Twisting or untwisting graphene twisted nanoribbons without rotation

TL;DR

This paper introduces a novel, tension-free method to twist or untwist graphene nanoribbons by adjusting substrate distance, avoiding the need for rotation, and demonstrates its feasibility through molecular dynamics simulations.

Contribution

It presents an innovative approach to control twist in graphene nanoribbons without rotation, expanding possibilities for nanoscale mechanical manipulation.

Findings

Twist can be added or removed by changing substrate separation.

The method is tension-free and does not require end-to-end distance control.

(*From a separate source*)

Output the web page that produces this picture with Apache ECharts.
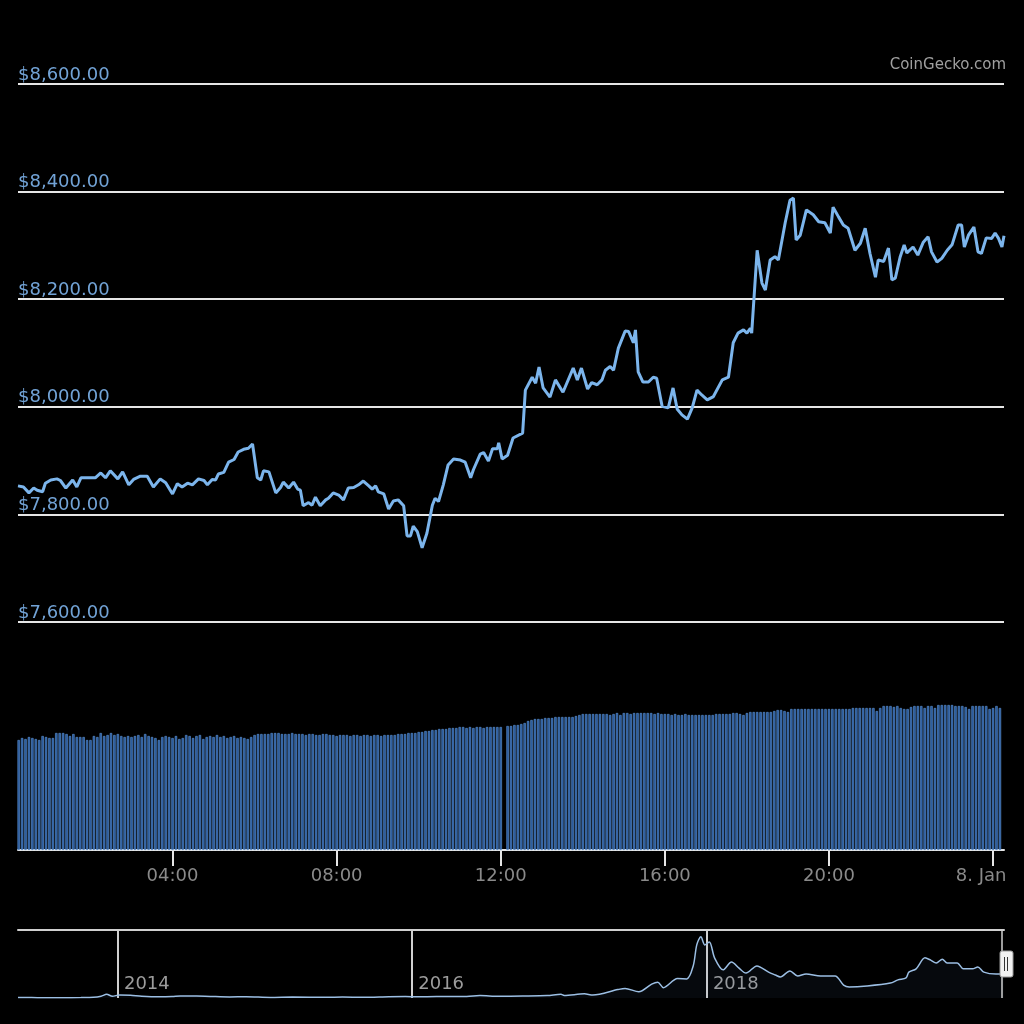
<!DOCTYPE html>
<html>
<head>
<meta charset="utf-8">
<title>BTC / USD</title>
<script src="https://cdn.jsdelivr.net/npm/echarts@6/dist/echarts.min.js"></script>
<style>
  html, body { margin: 0; padding: 0; background: #000; }
  #chart { width: 1024px; height: 1024px; }
</style>
</head>
<body>
<div id="chart"></div>
<script>
// price readings, minutes after 00:00 on 7 Jan
const priceMinutes = [
  14, 22, 30, 37, 42, 50, 54, 62, 71, 76,
  84, 88, 94, 100, 106, 116, 127, 135, 142, 149,
  160, 167, 176, 183, 193, 203, 212, 222, 230, 240,
  247, 254, 262, 269, 278, 286, 291, 298, 303, 307,
  315, 322, 330, 336, 344, 351, 357, 364, 369, 373,
  381, 391, 398, 402, 410, 417, 423, 427, 431, 439,
  444, 449, 456, 464, 468, 475, 483, 490, 497, 505,
  512, 519, 527, 532, 537, 541, 549, 556, 563, 570,
  578, 583, 588, 592, 598, 605, 612, 620, 624, 629,
  636, 643, 651, 661, 668, 676, 680, 690, 695, 702,
  708, 715, 717, 722, 730, 738, 752, 756, 766, 771,
  776, 782, 792, 800, 811, 826, 832, 838, 847, 853,
  861, 868, 873, 880, 885, 892, 902, 907, 914, 917,
  921, 928, 936, 943, 948, 956, 965, 972, 978, 985,
  993, 1000, 1007, 1014, 1022, 1031, 1044, 1053, 1060, 1067,
  1075, 1080, 1085, 1087, 1095, 1102, 1107, 1114, 1121, 1126,
  1136, 1143, 1148, 1152, 1158, 1167, 1177, 1185, 1194, 1202,
  1206, 1214, 1221, 1228, 1238, 1246, 1253, 1260, 1268, 1272,
  1280, 1287, 1292, 1297, 1304, 1310, 1314, 1323, 1330, 1338,
  1345, 1350, 1358, 1365, 1373, 1380, 1389, 1394, 1398, 1404,
  1412, 1418, 1423, 1430, 1438, 1443, 1448, 1453, 1456
];
const priceValues = [
  7853, 7851, 7840, 7849, 7845, 7842, 7858, 7864, 7866, 7863,
  7849, 7855, 7864, 7851, 7868, 7868, 7868, 7877, 7868, 7881,
  7866, 7879, 7855, 7865, 7871, 7871, 7851, 7866, 7859, 7838,
  7857, 7851, 7858, 7855, 7866, 7863, 7855, 7865, 7864, 7875,
  7878, 7897, 7902, 7916, 7921, 7923, 7931, 7868, 7864, 7881,
  7879, 7840, 7850, 7860, 7849, 7860, 7847, 7845, 7816, 7822,
  7817, 7832, 7816, 7827, 7830, 7840, 7836, 7827, 7849, 7850,
  7855, 7862, 7853, 7847, 7853, 7842, 7838, 7810, 7825, 7827,
  7816, 7760, 7760, 7778, 7768, 7738, 7765, 7817, 7830, 7824,
  7855, 7892, 7903, 7901, 7897, 7868, 7883, 7912, 7915, 7899,
  7922, 7922, 7933, 7903, 7910, 7942, 7951, 8031, 8055, 8044,
  8074, 8035, 8018, 8050, 8027, 8072, 8050, 8072, 8033, 8045,
  8041, 8050, 8068, 8075, 8068, 8109, 8141, 8140, 8119, 8143,
  8065, 8046, 8046, 8055, 8053, 8001, 7998, 8035, 7996, 7985,
  7977, 7998, 8031, 8022, 8013, 8019, 8050, 8055, 8119, 8137,
  8143, 8137, 8146, 8137, 8291, 8230, 8217, 8273, 8279, 8273,
  8342, 8384, 8388, 8310, 8319, 8366, 8357, 8344, 8342, 8323,
  8371, 8353, 8338, 8332, 8291, 8304, 8332, 8285, 8241, 8273,
  8270, 8295, 8236, 8239, 8278, 8301, 8286, 8297, 8282, 8306,
  8316, 8288, 8269, 8276, 8291, 8301, 8338, 8338, 8297, 8319,
  8334, 8288, 8285, 8314, 8313, 8323, 8313, 8297, 8318
];

// 24h volume (billion USD), one bar every 5 minutes from 00:15
// (null = bar missing around 12:05)
const volumeStart = 15;
const volumeStep = 5;
const volumeValues = [
  22.0, 22.4, 22.2, 22.6, 22.4, 22.2, 22.0, 22.8, 22.6, 22.4, 22.4, 23.4,
  23.4, 23.4, 23.2, 22.8, 23.2, 22.6, 22.6, 22.6, 22.0, 22.0, 22.8, 22.6,
  23.4, 22.8, 23.0, 23.4, 23.0, 23.2, 22.8, 22.6, 22.8, 22.6, 22.8, 23.0,
  22.6, 23.2, 22.8, 22.6, 22.4, 22.0, 22.6, 22.8, 22.6, 22.4, 22.8, 22.2,
  22.4, 23.0, 22.8, 22.4, 22.8, 23.0, 22.2, 22.6, 22.8, 22.6, 23.0, 22.6,
  22.8, 22.4, 22.6, 22.8, 22.4, 22.6, 22.4, 22.2, 22.6, 23.0, 23.2, 23.2,
  23.2, 23.2, 23.4, 23.4, 23.4, 23.2, 23.2, 23.2, 23.4, 23.2, 23.2, 23.2,
  23.0, 23.2, 23.2, 23.0, 23.0, 23.2, 23.2, 23.0, 23.0, 22.8, 23.0, 23.0,
  23.0, 22.8, 23.0, 23.0, 22.8, 23.0, 23.0, 22.8, 23.0, 23.0, 22.8, 23.0,
  23.0, 23.0, 23.0, 23.2, 23.2, 23.2, 23.4, 23.4, 23.4, 23.6, 23.6, 23.8,
  23.8, 24.0, 24.0, 24.2, 24.2, 24.2, 24.4, 24.4, 24.4, 24.6, 24.6, 24.4,
  24.6, 24.4, 24.6, 24.6, 24.4, 24.6, 24.6, 24.6, 24.6, 24.6, null, 24.8,
  24.8, 25.0, 25.0, 25.2, 25.4, 25.8, 26.0, 26.2, 26.2, 26.2, 26.4, 26.4,
  26.4, 26.6, 26.6, 26.6, 26.6, 26.6, 26.6, 26.8, 27.0, 27.2, 27.2, 27.2,
  27.2, 27.2, 27.2, 27.2, 27.2, 27.0, 27.2, 27.4, 27.0, 27.4, 27.4, 27.2,
  27.4, 27.4, 27.4, 27.4, 27.4, 27.4, 27.2, 27.4, 27.2, 27.2, 27.2, 27.0,
  27.2, 27.0, 27.0, 27.2, 27.0, 27.0, 27.0, 27.0, 27.0, 27.0, 27.0, 27.0,
  27.2, 27.2, 27.2, 27.2, 27.2, 27.4, 27.4, 27.2, 27.0, 27.4, 27.6, 27.6,
  27.6, 27.6, 27.6, 27.6, 27.6, 27.8, 28.0, 28.0, 27.8, 27.6, 28.2, 28.2,
  28.2, 28.2, 28.2, 28.2, 28.2, 28.2, 28.2, 28.2, 28.2, 28.2, 28.2, 28.2,
  28.2, 28.2, 28.2, 28.2, 28.4, 28.4, 28.4, 28.4, 28.4, 28.4, 28.4, 27.8,
  28.4, 28.8, 28.8, 28.8, 28.6, 28.8, 28.4, 28.2, 28.2, 28.6, 28.8, 28.8,
  28.8, 28.4, 28.8, 28.8, 28.4, 29.0, 29.0, 29.0, 29.0, 29.0, 28.8, 28.8,
  28.8, 28.6, 28.2, 28.8, 28.8, 28.8, 28.8, 28.8, 28.2, 28.4, 28.8, 28.4
];

// time axis ticks (minutes)
const timeTicks = [240, 480, 720, 960, 1200, 1440];

// navigator: full price history
const navDates = [
  '2013-04-28', '2013-06-01', '2013-07-05', '2013-08-15', '2013-10-01', '2013-11-01',
  '2013-11-20', '2013-12-04', '2013-12-18', '2014-01-05', '2014-02-01', '2014-03-01',
  '2014-04-10', '2014-05-15', '2014-06-05', '2014-07-15', '2014-08-18', '2014-10-05',
  '2014-11-15', '2015-01-14', '2015-03-10', '2015-06-01', '2015-07-12', '2015-09-01',
  '2015-11-04', '2015-12-15', '2016-01-15', '2016-03-01', '2016-05-15', '2016-06-17',
  '2016-08-02', '2016-10-01', '2016-12-01', '2017-01-04', '2017-01-12', '2017-03-03',
  '2017-03-24', '2017-05-25', '2017-06-12', '2017-07-16', '2017-08-17', '2017-09-01',
  '2017-09-15', '2017-10-20', '2017-11-12', '2017-11-28', '2017-12-07', '2017-12-17',
  '2017-12-27', '2018-01-07', '2018-01-20', '2018-02-10', '2018-03-03', '2018-03-21',
  '2018-04-08', '2018-05-05', '2018-06-03', '2018-06-20', '2018-07-02', '2018-07-26',
  '2018-08-14', '2018-09-04', '2018-10-10', '2018-11-15', '2018-12-06', '2018-12-20',
  '2019-02-02', '2019-04-01', '2019-04-20', '2019-05-10', '2019-05-17', '2019-06-04',
  '2019-06-26', '2019-07-10', '2019-07-24', '2019-08-08', '2019-08-20', '2019-09-14',
  '2019-09-29', '2019-10-22', '2019-11-04', '2019-11-19', '2019-12-19', '2020-01-07'
];
const navPrices = [
  135, 120, 70, 100, 125, 200,
  550, 1150, 520, 950, 830, 560,
  380, 450, 650, 620, 480, 320,
  400, 180, 290, 225, 310, 230,
  400, 460, 375, 430, 455, 750,
  545, 615, 755, 1135, 800, 1280,
  930, 2600, 2950, 1930, 4300, 4900,
  3200, 6000, 5900, 9900, 16500, 18900,
  16400, 17300, 12400, 8700, 11100, 9300,
  7700, 9900, 8000, 7100, 6500, 8350,
  6800, 7400, 6800, 6800, 4000, 3400,
  3700, 4600, 5600, 6200, 8000, 9000,
  12400, 11700, 10800, 12000, 10800, 10800,
  9000, 9000, 9600, 8000, 7400, 7500
];
const navYearTicks = ['2014-01-01', '2016-01-01', '2018-01-01'];
const navStart = '2013-04-28';
const navEnd = '2020-01-08';

const FONT = '"DejaVu Sans", sans-serif';

function pad(n) {
  return n < 10 ? '0' + n : '' + n;
}

function timeLabel(m) {
  // the day label is pulled left so it stays inside the plot
  if (m % 1440 === 0) return '{day|8. Jan}';
  return pad(Math.floor(m / 60)) + ':' + pad(m % 60);
}

const chart = echarts.init(document.getElementById('chart'));

const yearTicks = navYearTicks.map(d => Date.parse(d));
const navMin = Date.parse(navStart);
const navMax = Date.parse(navEnd);

const option = {
  backgroundColor: '#000',
  animation: false,
  textStyle: { fontFamily: FONT },
  title: {
    text: 'CoinGecko.com',
    right: 13,
    top: 53,
    textStyle: { color: '#a0a0a0', fontSize: 15, fontWeight: 'normal', fontFamily: FONT }
  },
  grid: [
    { left: 18, right: 20, top: 84, height: 538 },
    { left: 18, right: 20, top: 650, height: 200 },
    { left: 18, right: 20, top: 930, height: 68 }
  ],
  xAxis: [
    { gridIndex: 0, type: 'value', min: 14, max: 1456, show: false },
    {
      gridIndex: 1, type: 'value', min: 14, max: 1456,
      axisLine: { lineStyle: { color: '#e6e6e6', width: 2 } },
      axisTick: { customValues: timeTicks, length: 16, lineStyle: { color: '#e6e6e6', width: 2 } },
      axisLabel: {
        customValues: timeTicks, formatter: timeLabel,
        color: '#8a8a8a', fontSize: 18, margin: 17, fontFamily: FONT,
        rich: { day: { color: '#8a8a8a', fontSize: 18, fontFamily: FONT, padding: [0, 24, 0, 0] } }
      },
      splitLine: { show: false }
    },
    {
      gridIndex: 2, type: 'value', min: navMin, max: navMax,
      axisLine: { show: false },
      axisTick: { customValues: yearTicks, inside: true, length: 68, lineStyle: { color: '#d0d0d0', width: 2 } },
      axisLabel: {
        customValues: yearTicks, inside: true,
        formatter: v => String(new Date(v).getFullYear()),
        align: 'left', verticalAlign: 'bottom', padding: [0, 0, 0, 6], margin: 5,
        color: '#9c9c9c', fontSize: 18, fontFamily: FONT
      },
      splitLine: { show: false }
    },
    {
      gridIndex: 2, type: 'value', position: 'top', min: navMin, max: navMax,
      axisLine: { show: true, lineStyle: { color: '#d0d0d0', width: 2 } },
      axisTick: { show: false }, axisLabel: { show: false }, splitLine: { show: false }
    }
  ],
  yAxis: [
    {
      gridIndex: 0, type: 'value', min: 7600, max: 8600, interval: 200,
      axisLine: { show: false }, axisTick: { show: false },
      axisLabel: {
        inside: true, verticalAlign: 'bottom', margin: 0,
        color: '#72a3d6', fontSize: 18, fontFamily: FONT,
        formatter: v => '$' + v.toLocaleString('en-US', { minimumFractionDigits: 2, maximumFractionDigits: 2 })
      },
      splitLine: { lineStyle: { color: '#e6e6e6', width: 2 } }
    },
    { gridIndex: 1, type: 'value', min: 0, max: 40, show: false },
    { gridIndex: 2, type: 'value', min: 0, max: 21000, show: false }
  ],
  series: [
    {
      name: 'Price',
      type: 'line',
      xAxisIndex: 0, yAxisIndex: 0,
      data: priceMinutes.map((m, i) => [m, priceValues[i]]),
      showSymbol: false,
      lineStyle: { color: '#7cb5ec', width: 3 },
      z: 5
    },
    {
      name: 'Volume',
      type: 'bar',
      xAxisIndex: 1, yAxisIndex: 1,
      data: volumeValues.map((v, i) => [volumeStart + i * volumeStep, v]),
      barWidth: 2.4,
      itemStyle: { color: '#28579a', borderColor: '#5f97d8', borderWidth: 0.6 }
    },
    {
      name: 'History',
      type: 'line',
      xAxisIndex: 2, yAxisIndex: 2,
      data: navDates.map((d, i) => [Date.parse(d), navPrices[i]]),
      showSymbol: false,
      smooth: 0.3,
      lineStyle: { color: '#9cbfe4', width: 1.5 },
      areaStyle: { color: 'rgba(90,130,190,0.10)' }
    }
  ]
};

chart.setOption(option);

// navigator handle at the right end of the selected range
const endPx = chart.convertToPixel({ xAxisIndex: 2 }, navMax);
const topPx = chart.convertToPixel({ yAxisIndex: 2 }, 21000);
const botPx = chart.convertToPixel({ yAxisIndex: 2 }, 0);
const midPx = (topPx + botPx) / 2;
chart.setOption({
  graphic: [
    {
      type: 'line', shape: { x1: endPx - 2, y1: topPx, x2: endPx - 2, y2: botPx },
      style: { stroke: '#d0d0d0', lineWidth: 1.5 }, z: 10
    },
    {
      type: 'rect', shape: { x: endPx - 4, y: midPx - 13, width: 13, height: 26, r: 2 },
      style: { fill: '#f2f2f2', stroke: '#999', lineWidth: 1 }, z: 11
    },
    {
      type: 'line', shape: { x1: endPx + 0.5, y1: midPx - 7, x2: endPx + 0.5, y2: midPx + 7 },
      style: { stroke: '#333', lineWidth: 1 }, z: 12
    },
    {
      type: 'line', shape: { x1: endPx + 3.5, y1: midPx - 7, x2: endPx + 3.5, y2: midPx + 7 },
      style: { stroke: '#333', lineWidth: 1 }, z: 12
    }
  ]
});
</script>
</body>
</html>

The process aligns with the linking number theorem of space curves.

Abstract

The common sense regarding twisting or untwisting a ribbon is that it requires the application of an external rotation to happen. However, at nanoscale, the application of precise amounts of rotation on a nanoribbon is not a trivial task. Here, the concept of an alternative method to add twist to or remove twist from a twisted graphene nanoribbon (TGNR) without rotation is presented. The method consists of suspending a TGNR on two separate substrates and by changing only their distance, the total amount of twist of the TGNR is shown to change. The possibility to fine-tuning the amount of twist of a TGNR is also shown. The concept is demonstrated through fully atomistic molecular dynamics simulations and numerical calculations of the topological parameters twist and writhe of a TGNR. It is shown that the above process satisfies the so-called linking number theorem of space curves. Besides being experimentally feasible, this concept reveals a new kind of twist to writhe transition phenomenon that is tension-free and does not require controlling neither the nanoribbon end-to-end distance nor its critical twist density.